On recommendation of a friend I recently watched a documentary called Side by Side which details the history of the primary technology behind the cinema: the cameras. It starts off by giving you an introduction into the traditional photographic methods that were used to create films in the past and then goes on to detail the rise of digital in the same space. Being something of a photographic buff myself as well as a technological geek who can’t get enough of technology the topic wasn’t something I was unfamiliar with but it was highly interesting to see what people in the industry were thinking about the biggest change to happen in their industry in almost a century.

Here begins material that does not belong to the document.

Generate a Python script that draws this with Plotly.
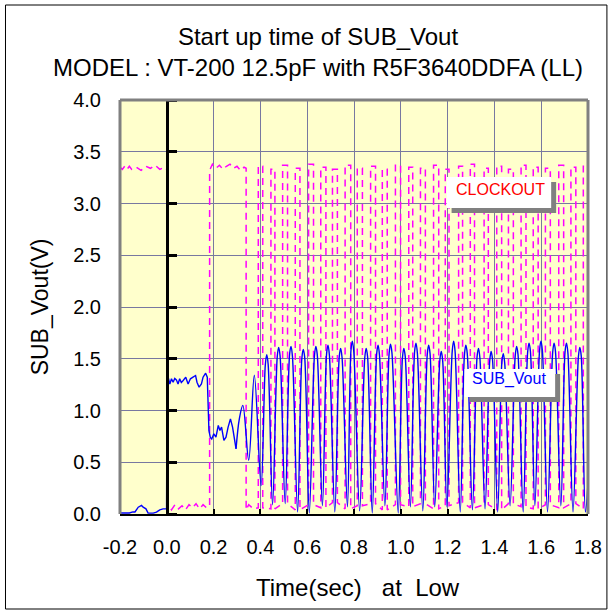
import plotly.graph_objects as go

# ---------------- data ----------------
x_ticks = [-0.2, 0.0, 0.2, 0.4, 0.6, 0.8, 1.0, 1.2, 1.4, 1.6, 1.8]
x_labels = ["-0.2", "0.0", "0.2", "0.4", "0.6", "0.8", "1.0", "1.2", "1.4", "1.6", "1.8"]
y_ticks = [0.0, 0.5, 1.0, 1.5, 2.0, 2.5, 3.0, 3.5, 4.0]
y_labels = ["0.0", "0.5", "1.0", "1.5", "2.0", "2.5", "3.0", "3.5", "4.0"]

# SUB_Vout: noisy start-up part
sub_noise_t = [-0.200, -0.180, -0.160, -0.145, -0.136, -0.122, -0.108, -0.101, -0.089, -0.080,
               -0.058, -0.044, -0.030, -0.016, -0.001, 0.001, 0.006, 0.013, 0.020, 0.027,
               0.034, 0.041, 0.048, 0.055, 0.062, 0.070, 0.081, 0.091, 0.101, 0.112,
               0.123, 0.129, 0.138, 0.148, 0.155, 0.166, 0.173, 0.180, 0.186, 0.192,
               0.201, 0.210, 0.220, 0.227, 0.234, 0.244, 0.253, 0.262, 0.272, 0.281,
               0.289, 0.296]
sub_noise_v = [0.01, 0.01, 0.01, 0.02, 0.02, 0.066, 0.083, 0.066, 0.05, 0.008,
               0.008, 0.018, 0.040, 0.050, 0.050, 1.29, 1.32, 1.256, 1.306, 1.273,
               1.31, 1.296, 1.256, 1.306, 1.27, 1.29, 1.322, 1.256, 1.306, 1.322,
               1.338, 1.273, 1.225, 1.256, 1.322, 1.361, 1.322, 0.807, 0.74, 0.725,
               0.775, 0.742, 0.856, 0.807, 0.84, 0.711, 0.742, 0.84, 0.919, 0.84,
               0.742, 0.63]

# SUB_Vout: oscillation (troughs, rounded peak tops)
sub_osc_t = [0.296, 0.310, 0.325, 0.350, 0.374, 0.403,
             0.421, 0.427, 0.433, 0.452, 0.472, 0.478, 0.484, 0.506,
             0.525, 0.531, 0.537, 0.559, 0.577, 0.583, 0.589, 0.609,
             0.631, 0.637, 0.643, 0.665, 0.683, 0.689, 0.695, 0.718,
             0.737, 0.743, 0.749, 0.772, 0.787, 0.793, 0.799, 0.824,
             0.846, 0.852, 0.858, 0.878, 0.897, 0.903, 0.909, 0.932,
             0.950, 0.956, 0.962, 0.989, 1.007, 1.013, 1.019, 1.041,
             1.059, 1.065, 1.071, 1.094, 1.113, 1.119, 1.125, 1.145,
             1.167, 1.173, 1.179, 1.197, 1.220, 1.226, 1.232, 1.254,
             1.272, 1.278, 1.284, 1.306, 1.326, 1.332, 1.338, 1.360,
             1.380, 1.386, 1.392, 1.414, 1.432, 1.438, 1.444, 1.467,
             1.489, 1.495, 1.501, 1.523, 1.542, 1.548, 1.554, 1.573,
             1.593, 1.599, 1.605, 1.627, 1.649, 1.655, 1.661, 1.684,
             1.702, 1.708, 1.714, 1.736, 1.759, 1.765, 1.771, 1.789,
             1.800]
sub_osc_v = [0.63, 0.92, 1.05, 0.52, 1.34, 0.275,
             1.44, 1.54, 1.45, 0.09, 1.52, 1.61, 1.53, 0.10,
             1.55, 1.62, 1.52, 0.02, 1.50, 1.59, 1.52, 0.01,
             1.53, 1.62, 1.54, 0.08, 1.55, 1.63, 1.53, 0.02,
             1.52, 1.60, 1.51, 0.07, 1.58, 1.67, 1.57, 0.03,
             1.51, 1.60, 1.52, 0.01, 1.55, 1.63, 1.53, 0.08,
             1.55, 1.64, 1.56, 0.01, 1.51, 1.60, 1.52, 0.07,
             1.57, 1.65, 1.55, 0.03, 1.54, 1.63, 1.55, 0.07,
             1.49, 1.57, 1.48, 0.07, 1.58, 1.67, 1.57, 0.02,
             1.54, 1.63, 1.55, 0.04, 1.52, 1.60, 1.51, 0.05,
             1.48, 1.57, 1.49, 0.02, 1.47, 1.55, 1.46, 0.08,
             1.53, 1.62, 1.54, 0.02, 1.56, 1.65, 1.57, 0.08,
             1.58, 1.67, 1.58, 0.02, 1.56, 1.65, 1.57, 0.08,
             1.57, 1.65, 1.56, 0.02, 1.52, 1.61, 1.53, 0.02,
             0.30]

# CLOCKOUT: start sequence
clock_head_t = [-0.200, -0.190, -0.180, -0.170, -0.160, -0.150, -0.130, -0.110, -0.090, -0.070,
                -0.050, -0.030, -0.010, 0.000, 0.000, 0.010, 0.020, 0.035, 0.050, 0.065,
                0.080, 0.095, 0.110, 0.125, 0.140, 0.155, 0.170, 0.183, 0.183, 0.195,
                0.210, 0.225, 0.240, 0.255, 0.270, 0.285, 0.300, 0.315, 0.330, 0.339,
                0.339, 0.350, 0.370]
clock_head_v = [3.35, 3.33, 3.36, 3.33, 3.36, 3.33, 3.35, 3.32, 3.36, 3.34,
                3.37, 3.33, 3.35, 3.33, 0.05, 0.08, 0.04, 0.09, 0.05, 0.08,
                0.04, 0.09, 0.06, 0.10, 0.05, 0.09, 0.06, 0.08, 3.32, 3.38,
                3.34, 3.37, 3.33, 3.36, 3.38, 3.34, 3.36, 3.32, 3.35, 3.34,
                0.04, 0.09, 0.05]

# CLOCKOUT: pulses
pulse_rise = [0.391, 0.445, 0.495, 0.549, 0.606, 0.658, 0.708, 0.762, 0.814, 0.871,
              0.921, 0.977, 1.034, 1.084, 1.140, 1.190, 1.247, 1.297, 1.356, 1.410,
              1.460, 1.514, 1.566, 1.618, 1.675, 1.727, 1.780]
pulse_fall = [0.410, 0.462, 0.516, 0.569, 0.627, 0.680, 0.729, 0.786, 0.836, 0.892,
              0.942, 0.999, 1.051, 1.105, 1.162, 1.206, 1.264, 1.315, 1.374, 1.431,
              1.481, 1.535, 1.587, 1.639, 1.696, 1.748, 1.800]
pulse_high = [3.36, 3.33, 3.37, 3.34, 3.38, 3.35, 3.33, 3.37, 3.34, 3.36,
              3.33, 3.37, 3.35, 3.34, 3.37, 3.33, 3.36, 3.38, 3.34, 3.36,
              3.33, 3.37, 3.35, 3.34, 3.37, 3.35, 3.36]
pulse_low = [0.06, 0.05, 0.10, 0.04, 0.09, 0.06, 0.11, 0.05, 0.08, 0.10,
             0.04, 0.09, 0.07, 0.10, 0.05, 0.08, 0.11, 0.06, 0.09, 0.04,
             0.10, 0.07, 0.05, 0.09, 0.06, 0.10, 0.05]

# ---------------- build clock path ----------------
clock_t = list(clock_head_t)
clock_v = list(clock_head_v)
for r, f, h, lo in zip(pulse_rise, pulse_fall, pulse_high, pulse_low):
    clock_t += [r, r, f, f]
    clock_v += [lo, h, h, lo]

# ---------------- layout helpers (pixel -> paper) ----------------
L, R, T, B = 120, 24, 100, 100
W = H = 614
PW, PH = W - L - R, H - T - B


def px(x):
    return (x - L) / PW


def py(y):
    return (H - B - y) / PH


fig = go.Figure()
fig.add_trace(go.Scatter(x=clock_t, y=clock_v, mode="lines", name="CLOCKOUT",
                         line=dict(color="#FF00FF", width=1.5, dash="7px,5px"),
                         hoverinfo="skip"))
fig.add_trace(go.Scatter(x=sub_noise_t, y=sub_noise_v, mode="lines", name="SUB_Vout",
                         line=dict(color="#0000FF", width=1.4), yaxis="y2",
                         hoverinfo="skip"))
fig.add_trace(go.Scatter(x=sub_osc_t, y=sub_osc_v, mode="lines", name="SUB_Vout",
                         line=dict(color="#0000FF", width=1.4, shape="spline", smoothing=1.0),
                         yaxis="y2", hoverinfo="skip"))

grid = "#7878A0"
fig.update_layout(
    width=W, height=H,
    margin=dict(l=L, r=R, t=T, b=B),
    paper_bgcolor="white",
    plot_bgcolor="#FFFFCC",
    showlegend=False,
    font=dict(family="Liberation Sans, Arial, sans-serif", color="black", size=20),
    xaxis=dict(range=[-0.2, 1.8], tickvals=x_ticks, ticktext=x_labels,
               showgrid=True, gridcolor=grid, gridwidth=1, zeroline=False,
               showline=True, linecolor="black", linewidth=2,
               ticks="inside", ticklen=5, tickwidth=2, tickcolor="black",
               tickfont=dict(size=20), ticklabelstandoff=14),
    yaxis=dict(range=[0, 4], tickvals=y_ticks, ticktext=y_labels,
               showgrid=True, gridcolor=grid, gridwidth=1, zeroline=False,
               showline=False, ticks="", tickfont=dict(size=20),
               ticklabelstandoff=18),
    yaxis2=dict(range=[0, 4], overlaying="y", anchor="free", position=0.1, side="right",
                tickvals=y_ticks, showticklabels=False, showgrid=False, zeroline=False,
                showline=True, linecolor="black", linewidth=3,
                ticks="outside", ticklen=8, tickwidth=2.5, tickcolor="black"),
)

shapes = []
# gray plot border: top, left, right
for (x0, y0, x1, y1) in [(0, 1, 1, 1), (0, 0, 0, 1), (1, 0, 1, 1)]:
    shapes.append(dict(type="line", xref="x domain", yref="y domain",
                       x0=x0, y0=y0, x1=x1, y1=y1,
                       line=dict(color="#808080", width=3), layer="above"))
# outer black frame
shapes.append(dict(type="rect", xref="paper", yref="paper",
                   x0=px(5), x1=px(609), y0=py(609), y1=py(5),
                   line=dict(color="black", width=1)))
# legend boxes with shadows
for (bx0, by0, bx1, by1) in [(448, 177, 553, 208), (466, 369, 557, 397)]:
    shapes.append(dict(type="rect", xref="paper", yref="paper",
                       x0=px(bx0 + 5), x1=px(bx1 + 5), y0=py(by1 + 5), y1=py(by0 + 5),
                       fillcolor="#808080", line=dict(width=0), layer="above"))
    shapes.append(dict(type="rect", xref="paper", yref="paper",
                       x0=px(bx0), x1=px(bx1), y0=py(by1), y1=py(by0),
                       fillcolor="white", line=dict(width=0), layer="above"))
fig.update_layout(shapes=shapes)

NB = "\u00a0"
annotations = [
    dict(text="Start up time of SUB_Vout<br>MODEL : VT-200 12.5pF with R5F3640DDFA (LL)",
         xref="paper", yref="paper", x=px(319), y=py(52), xanchor="center", yanchor="middle",
         showarrow=False, font=dict(size=24, color="black")),
    dict(text="Time(sec)" + NB * 3 + "at" + NB * 2 + "Low", xref="paper", yref="paper",
         x=px(359), y=py(587), xanchor="center", yanchor="middle", showarrow=False,
         font=dict(size=24)),
    dict(text="SUB_Vout(V)", xref="paper", yref="paper", x=px(40), y=py(307),
         xanchor="center", yanchor="middle", textangle=-90, showarrow=False,
         font=dict(size=23)),
    dict(text="CLOCKOUT", xref="paper", yref="paper", x=px(455), y=py(189),
         xanchor="left", yanchor="middle", showarrow=False,
         font=dict(size=16, color="#FF0000")),
    dict(text="SUB_Vout", xref="paper", yref="paper", x=px(471), y=py(379),
         xanchor="left", yanchor="middle", showarrow=False,
         font=dict(size=16, color="#0000FF")),
]
fig.update_layout(annotations=annotations)

fig.write_html("out.html", config={"displayModeBar": False},
               post_script="document.body.style.margin='0';")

Like much of my generation I grew up digitally with the vast majority of my life spent alongside computers and other non-analog style equipment. I was familiar with film as my father was something of a photographer (I believe his camera of choice was a Pentax K1000 which he still has, along with his Canon 60D) and my parents gave me my own little camera to experiment with. It wasn’t until a good decade and a half later that I’d find myself in possession of my first DSLR and still not another few years until after then that I’d find some actual passion for it. What I’m getting at here is that I’m inherently biased towards digital since it’s where I found my feet and it’s my preferred tool for capturing images.

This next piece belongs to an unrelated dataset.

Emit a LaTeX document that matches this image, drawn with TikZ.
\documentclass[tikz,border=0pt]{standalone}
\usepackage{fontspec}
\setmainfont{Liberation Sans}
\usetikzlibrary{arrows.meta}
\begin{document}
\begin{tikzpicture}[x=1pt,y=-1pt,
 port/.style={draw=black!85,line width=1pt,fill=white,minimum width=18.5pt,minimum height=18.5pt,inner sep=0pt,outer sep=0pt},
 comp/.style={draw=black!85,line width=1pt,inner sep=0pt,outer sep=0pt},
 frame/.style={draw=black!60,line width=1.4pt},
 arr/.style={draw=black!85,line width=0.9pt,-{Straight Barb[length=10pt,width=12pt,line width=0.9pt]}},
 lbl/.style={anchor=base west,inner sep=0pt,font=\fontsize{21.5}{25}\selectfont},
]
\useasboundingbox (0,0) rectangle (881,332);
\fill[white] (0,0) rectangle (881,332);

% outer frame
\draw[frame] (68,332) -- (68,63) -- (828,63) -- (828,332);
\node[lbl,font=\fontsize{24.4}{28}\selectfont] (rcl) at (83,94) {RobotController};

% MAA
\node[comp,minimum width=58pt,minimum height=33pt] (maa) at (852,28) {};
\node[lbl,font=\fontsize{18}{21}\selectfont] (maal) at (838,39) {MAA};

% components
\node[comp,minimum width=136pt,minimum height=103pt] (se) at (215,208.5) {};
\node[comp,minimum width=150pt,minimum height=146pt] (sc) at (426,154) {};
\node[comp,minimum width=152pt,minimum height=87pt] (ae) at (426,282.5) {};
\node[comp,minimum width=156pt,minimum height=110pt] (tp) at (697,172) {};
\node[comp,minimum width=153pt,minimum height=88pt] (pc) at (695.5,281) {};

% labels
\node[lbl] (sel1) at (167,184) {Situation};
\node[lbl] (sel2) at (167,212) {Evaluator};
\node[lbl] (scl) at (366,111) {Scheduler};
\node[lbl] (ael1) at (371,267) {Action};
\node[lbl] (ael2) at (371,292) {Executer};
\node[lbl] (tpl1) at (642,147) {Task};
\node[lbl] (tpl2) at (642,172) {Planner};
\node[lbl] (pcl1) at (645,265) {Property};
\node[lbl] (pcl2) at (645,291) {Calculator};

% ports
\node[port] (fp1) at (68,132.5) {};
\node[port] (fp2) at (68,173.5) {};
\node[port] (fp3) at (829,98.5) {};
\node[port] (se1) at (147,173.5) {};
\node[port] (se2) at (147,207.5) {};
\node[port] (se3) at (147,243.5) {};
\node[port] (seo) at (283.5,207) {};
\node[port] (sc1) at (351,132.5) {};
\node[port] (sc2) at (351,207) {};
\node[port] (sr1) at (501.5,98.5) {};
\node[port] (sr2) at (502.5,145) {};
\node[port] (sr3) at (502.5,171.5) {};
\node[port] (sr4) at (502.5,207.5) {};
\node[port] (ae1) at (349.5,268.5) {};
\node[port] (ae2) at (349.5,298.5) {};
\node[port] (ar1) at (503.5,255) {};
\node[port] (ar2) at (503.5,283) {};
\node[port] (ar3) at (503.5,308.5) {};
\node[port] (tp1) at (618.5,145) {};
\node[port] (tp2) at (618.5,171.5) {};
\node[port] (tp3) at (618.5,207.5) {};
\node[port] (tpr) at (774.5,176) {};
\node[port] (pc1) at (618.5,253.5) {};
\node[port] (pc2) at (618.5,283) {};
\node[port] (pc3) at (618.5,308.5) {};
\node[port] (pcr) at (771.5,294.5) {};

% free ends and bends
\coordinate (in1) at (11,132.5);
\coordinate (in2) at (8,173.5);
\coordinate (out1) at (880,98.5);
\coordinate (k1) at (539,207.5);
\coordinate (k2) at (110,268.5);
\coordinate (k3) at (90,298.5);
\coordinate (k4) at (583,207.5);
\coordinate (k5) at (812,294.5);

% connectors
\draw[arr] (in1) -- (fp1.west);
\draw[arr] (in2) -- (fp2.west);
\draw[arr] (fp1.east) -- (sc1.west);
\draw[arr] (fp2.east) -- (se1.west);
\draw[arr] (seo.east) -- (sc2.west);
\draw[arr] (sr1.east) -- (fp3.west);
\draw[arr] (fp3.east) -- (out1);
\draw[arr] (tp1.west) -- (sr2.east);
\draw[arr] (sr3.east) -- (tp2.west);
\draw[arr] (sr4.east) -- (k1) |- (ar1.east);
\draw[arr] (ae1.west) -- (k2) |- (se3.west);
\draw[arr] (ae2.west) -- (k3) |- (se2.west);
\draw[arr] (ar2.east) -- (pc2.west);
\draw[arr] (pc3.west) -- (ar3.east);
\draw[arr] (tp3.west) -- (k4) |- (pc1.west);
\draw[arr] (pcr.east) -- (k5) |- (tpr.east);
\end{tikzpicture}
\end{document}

One of the arguments that I’ve often heard levelled at digital formats, both in the form of images and your general everyday data, is that there’s no good way to archive it in order for future generations to be able to view it. Film and paper, the traditional means with which we’ve stored information for centuries, would appear to archive quite well due to the amount of knowledge contained in those formats that has stood the test of time. Ignoring for the moment that digital representations of data are still something of a nascent technology by comparison the question of how we archive it has come up time and time again and everyone seems to be under the impression that there’s no way to archive it.
This just isn’t the case.
Just before I was set to graduate from university I had been snooping around for a better job after my jump to a developer hadn’t worked out as I planned. As luck would have it I managed to land a job at the National Archives of Australia, a relatively small organisation tasked with the monumental effort of cataloguing all records of note that were produced in Australia. This encompassed all things from regular documents used in the course of government to things of cultural value like the air line tickets from when the Beatles visited Australia. Whilst they were primarily concerned with physical records (as shown by their tremendous halls filled with boxes) there was a small project within this organisation that was dedicated to the preservation of records that were born digital and were never to see the physical world.

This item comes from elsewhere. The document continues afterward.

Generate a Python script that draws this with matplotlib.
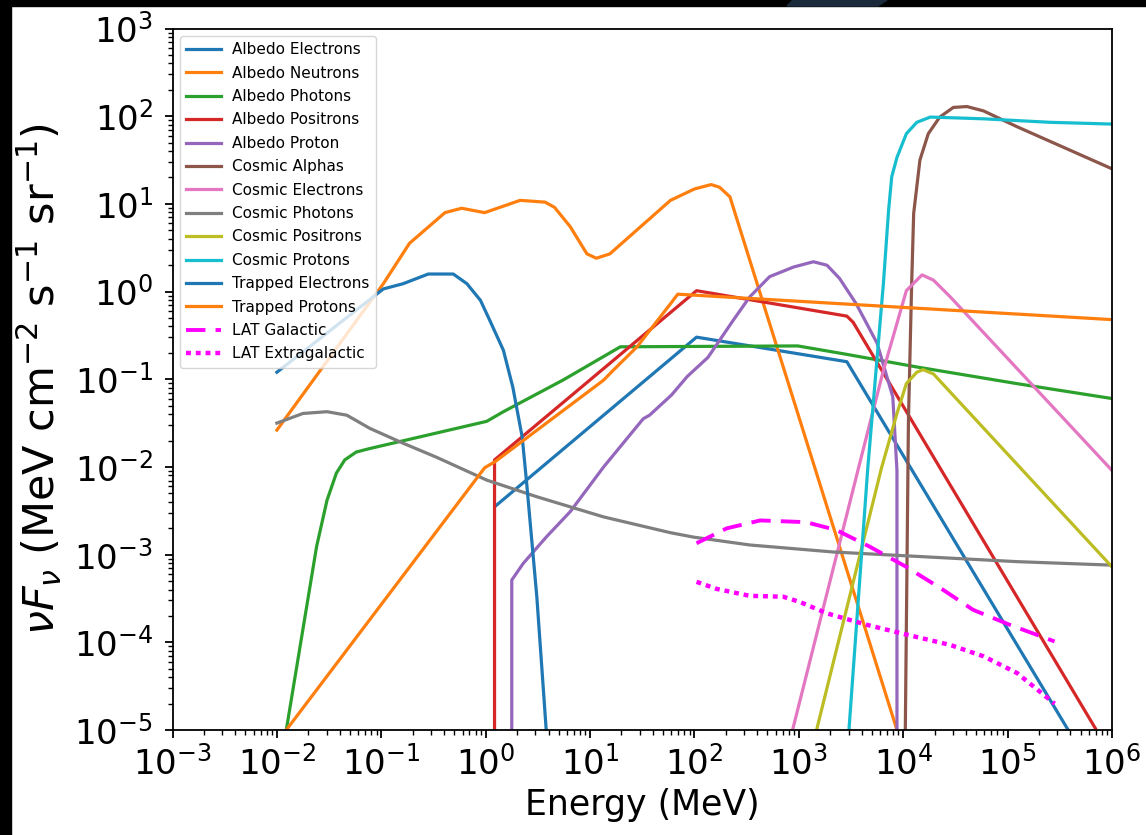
import matplotlib.pyplot as plt
import matplotlib.patches as mpatches
from matplotlib.ticker import LogLocator, NullFormatter
import numpy as np

# values: log10(E / MeV) and log10(nuF_nu)
albedo_electrons_logE = [0.10, 2.02, 3.46, 5.58]
albedo_electrons_logF = [-2.44, -0.52, -0.80, -5.0]

albedo_neutrons_logE = [-2.00, -0.98, -0.73, -0.39, -0.23, -0.01, 0.33, 0.57, 0.66, 0.81,
                        0.97, 1.06, 1.19, 1.77, 2.00, 2.16, 2.24, 2.34, 3.94]
albedo_neutrons_logF = [-1.58, 0.09, 0.55, 0.90, 0.95, 0.90, 1.04, 1.02, 0.96, 0.74,
                        0.43, 0.38, 0.43, 1.04, 1.17, 1.22, 1.19, 1.08, -5.0]

albedo_photons_logE = [-1.91, -1.62, -1.52, -1.43, -1.35, -1.24, -1.11, 0.01, 0.17,
                       0.74, 1.29, 2.99, 3.43, 4.13, 5.09, 6.0]
albedo_photons_logF = [-5.0, -2.91, -2.38, -2.07, -1.92, -1.83, -1.79, -1.48, -1.37,
                       -1.01, -0.63, -0.62, -0.71, -0.86, -1.05, -1.22]

albedo_positrons_logE = [0.085, 0.085, 2.02, 3.46, 3.52, 5.84]
albedo_positrons_logF = [-5.0, -1.92, 0.01, -0.28, -0.35, -4.98]

albedo_proton_logE = [0.25, 0.25, 0.36, 0.58, 0.81, 1.13, 1.51, 1.57, 1.78, 1.93, 2.13, 2.37,
                      2.53, 2.72, 2.95, 3.14, 3.27, 3.39, 3.55, 3.75, 3.90, 3.94, 3.94]
albedo_proton_logF = [-5.0, -3.29, -3.10, -2.80, -2.51, -2.00, -1.45, -1.41, -1.18, -0.97, -0.75,
                      -0.33, -0.06, 0.17, 0.28, 0.34, 0.30, 0.15, -0.14, -0.59, -1.20, -2.04, -5.0]

cosmic_alphas_logE = [4.02, 4.05, 4.08, 4.10, 4.16, 4.24, 4.35, 4.48, 4.61, 4.77, 5.09, 6.0]
cosmic_alphas_logF = [-5.0, -1.47, 0.05, 0.89, 1.50, 1.80, 1.99, 2.10, 2.11, 2.06, 1.88, 1.40]

cosmic_electrons_logE = [2.94, 3.57, 3.81, 4.03, 4.18, 4.29, 4.45, 6.0]
cosmic_electrons_logF = [-5.0, -2.02, -0.90, 0.01, 0.19, 0.13, -0.06, -2.04]

cosmic_photons_logE = [-2.00, -1.75, -1.52, -1.33, -1.11, -0.79, -0.47, 0.01, 0.49, 1.13,
                       1.77, 1.99, 2.53, 3.33, 4.13, 5.09, 6.0]
cosmic_photons_logF = [-1.50, -1.39, -1.37, -1.41, -1.56, -1.73, -1.89, -2.15, -2.34, -2.57,
                       -2.75, -2.80, -2.89, -2.97, -3.02, -3.08, -3.12]

cosmic_positrons_logE = [3.17, 3.79, 3.94, 4.03, 4.13, 4.19, 4.29, 6.0]
cosmic_positrons_logF = [-5.0, -2.02, -1.39, -1.05, -0.92, -0.89, -0.94, -3.14]

cosmic_protons_logE = [3.48, 3.66, 3.78, 3.81, 3.86, 3.89, 3.94, 4.03, 4.13, 4.26, 4.77, 5.41, 6.0]
cosmic_protons_logF = [-5.0, -2.02, -0.33, 0.09, 0.93, 1.31, 1.53, 1.80, 1.93, 1.99, 1.97, 1.93, 1.91]

trapped_electrons_logE = [-2.00, -0.98, -0.79, -0.55, -0.31, -0.18, -0.05, 0.04, 0.17, 0.26,
                          0.35, 0.39, 0.49, 0.58]
trapped_electrons_logF = [-0.92, 0.03, 0.09, 0.20, 0.20, 0.09, -0.10, -0.33, -0.67, -1.09,
                          -1.66, -2.15, -3.48, -5.0]

trapped_protons_logE = [-1.91, -0.01, 0.09, 1.13, 1.22, 1.45, 1.77, 1.84, 6.0]
trapped_protons_logF = [-5.0, -2.01, -1.94, -1.01, -0.90, -0.63, -0.14, -0.03, -0.32]

lat_galactic_logE = [2.02, 2.31, 2.63, 3.07, 3.36, 3.68, 4.03, 4.38, 4.67, 5.02, 5.45]
lat_galactic_logF = [-2.87, -2.70, -2.61, -2.63, -2.72, -2.91, -3.14, -3.40, -3.63, -3.80, -3.99]

lat_extragalactic_logE = [2.02, 2.21, 2.53, 2.85, 3.01, 3.27, 3.65, 4.06, 4.45, 4.77, 5.09, 5.45]
lat_extragalactic_logF = [-3.31, -3.39, -3.47, -3.48, -3.54, -3.67, -3.80, -3.92, -4.03, -4.16,
                          -4.35, -4.70]

series = [
    ("Albedo Electrons", albedo_electrons_logE, albedo_electrons_logF),
    ("Albedo Neutrons", albedo_neutrons_logE, albedo_neutrons_logF),
    ("Albedo Photons", albedo_photons_logE, albedo_photons_logF),
    ("Albedo Positrons", albedo_positrons_logE, albedo_positrons_logF),
    ("Albedo Proton", albedo_proton_logE, albedo_proton_logF),
    ("Cosmic Alphas", cosmic_alphas_logE, cosmic_alphas_logF),
    ("Cosmic Electrons", cosmic_electrons_logE, cosmic_electrons_logF),
    ("Cosmic Photons", cosmic_photons_logE, cosmic_photons_logF),
    ("Cosmic Positrons", cosmic_positrons_logE, cosmic_positrons_logF),
    ("Cosmic Protons", cosmic_protons_logE, cosmic_protons_logF),
    ("Trapped Electrons", trapped_electrons_logE, trapped_electrons_logF),
    ("Trapped Protons", trapped_protons_logE, trapped_protons_logF),
]


def main():
    fig = plt.figure(figsize=(11.46, 8.35), dpi=100)
    ax = fig.add_axes([172.5 / 1146, 105 / 835, 939.5 / 1146, 701.5 / 835])

    colors = plt.rcParams['axes.prop_cycle'].by_key()['color']
    for i, (name, le, lf) in enumerate(series):
        ax.plot(10.0 ** np.array(le), 10.0 ** np.array(lf), color=colors[i % 10],
                lw=2.3, label=name)
    ax.plot(10.0 ** np.array(lat_galactic_logE), 10.0 ** np.array(lat_galactic_logF),
            color='magenta', lw=2.8, dashes=(5, 2.6), label='LAT Galactic')
    ax.plot(10.0 ** np.array(lat_extragalactic_logE), 10.0 ** np.array(lat_extragalactic_logF),
            color='magenta', lw=3.2, dashes=(1.1, 1.1), label='LAT Extragalactic')

    ax.set_xscale('log')
    ax.set_yscale('log')
    ax.set_xlim(1e-3, 1e6)
    ax.set_ylim(1e-5, 1e3)
    ax.set_xticks(10.0 ** np.arange(-3, 7))
    ax.set_yticks(10.0 ** np.arange(-5, 4))
    ax.xaxis.set_minor_locator(LogLocator(base=10, subs=np.arange(2, 10), numticks=100))
    ax.yaxis.set_minor_locator(LogLocator(base=10, subs=np.arange(2, 10), numticks=100))
    ax.xaxis.set_minor_formatter(NullFormatter())
    ax.yaxis.set_minor_formatter(NullFormatter())
    ax.tick_params(which='major', labelsize=24.5, length=6, width=1.3)
    ax.tick_params(axis='y', which='major', pad=8)
    ax.tick_params(axis='x', which='major', pad=5)
    ax.tick_params(which='minor', length=3.5, width=1.0)
    for sp in ax.spines.values():
        sp.set_linewidth(1.3)

    ax.set_xlabel('Energy (MeV)', fontsize=25, labelpad=5)
    ax.set_ylabel(r'$\nu F_\nu$ (MeV cm$^{-2}$ s$^{-1}$ sr$^{-1}$)', fontsize=31, labelpad=7)

    ax.legend(loc='upper left', fontsize=11, labelspacing=0.55, handlelength=2.3,
              handletextpad=0.7, borderaxespad=0.5)

    # screenshot border
    fig.patches.append(mpatches.Rectangle((0, 1 - 6 / 835), 1, 6 / 835, transform=fig.transFigure,
                                          color='black', zorder=10))
    fig.patches.append(mpatches.Rectangle((0, 0), 11 / 1146, 1, transform=fig.transFigure,
                                          color='black', zorder=10))
    fig.patches.append(mpatches.Polygon([(793 / 1146, 1), (887 / 1146, 1), (878 / 1146, 1 - 6 / 835),
                                         (787 / 1146, 1 - 6 / 835)], closed=True,
                                        transform=fig.transFigure, color='#1c2b3b', zorder=11))

    fig.savefig('out.png', dpi=100)
    plt.close(fig)


if __name__ == "__main__":
    main()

I can’t take much credit for the work that they did there, I was merely a care taker of the infrastructure that was installed long before I arrived but I can tell you about the work they were doing there. The project team, consisting mostly of developers with just 2 IT admins (including myself), was dedicated to preserving digital files in the same way you would do with a paper record. At the time a lot of people were still printing them off and then archiving them in that way however it became clear that this process wasn’t going to be sustainable, especially considering that the NAA had only catalogued about 10% of their entire collection when I was there (that’s right, they didn’t know what 90% of the stuff they had contained). Thankfully many of the ideas used in the physical realm translated well to the digital one and thus XENA was born.
XENA is an open source project headed by the team at NAA that can take everyday files and convert them into an archival format. This format contains not only the content but also the “essence” of the document, I.E. it’s presentation, layout and any quirks that make that document, that document. The viewer included is then able to reconstruct the original document using the data contained within the file and since the project is open source should the NAA cease development on the project the data will still be available for all of those who used the XENA program. The released version does not currently support video but I can tell you that they were working on it while I was there but the needs of archiving digital documents was the more pressing requirement at the time.
Ah ha, I’ll hear some film advocates say, but what about the medium you store them on? Surely there’s no platform that can guarantee that the data will still be readable in 20 years, heck even 10 I’ll bet! You might think this, and should you have bought any of the first generation of CD-Rs I wouldn’t fault you for it, but we have many ways of storing data for long term archival purposes. Tapes are by far the most popular (and stand the test of time quite well) but for truly archival quality data storage that exists today nothing beats magneto-optical discs which can have lives measured in centuries. Of course we could always dive into the world of cutting edge science for likes like a sapphire etched platinum disc that might be capable of storing data for up to 10 million years but I think I’ve already hammered home the point enough.
There’s no denying that there are challenges to be overcome with the archival of digital data as the methods we developed for traditional means only serve as a pointer in the right direction. Indeed attempting to apply them to digital the world has often had disastrous results like the first reel of magnetic tape brought to the NAA which was inadvertenly baked in an oven (done with paper to kill microbes before archival), destroying the data forever. This isn’t to say we don’t have anything nor are we not working on it however and as technology improves so will the methods available for archiving digital data. It’s simply a matter of time until digital becomes as durable as its analogue counterpart and, dare I say it, not long before it surpasses it.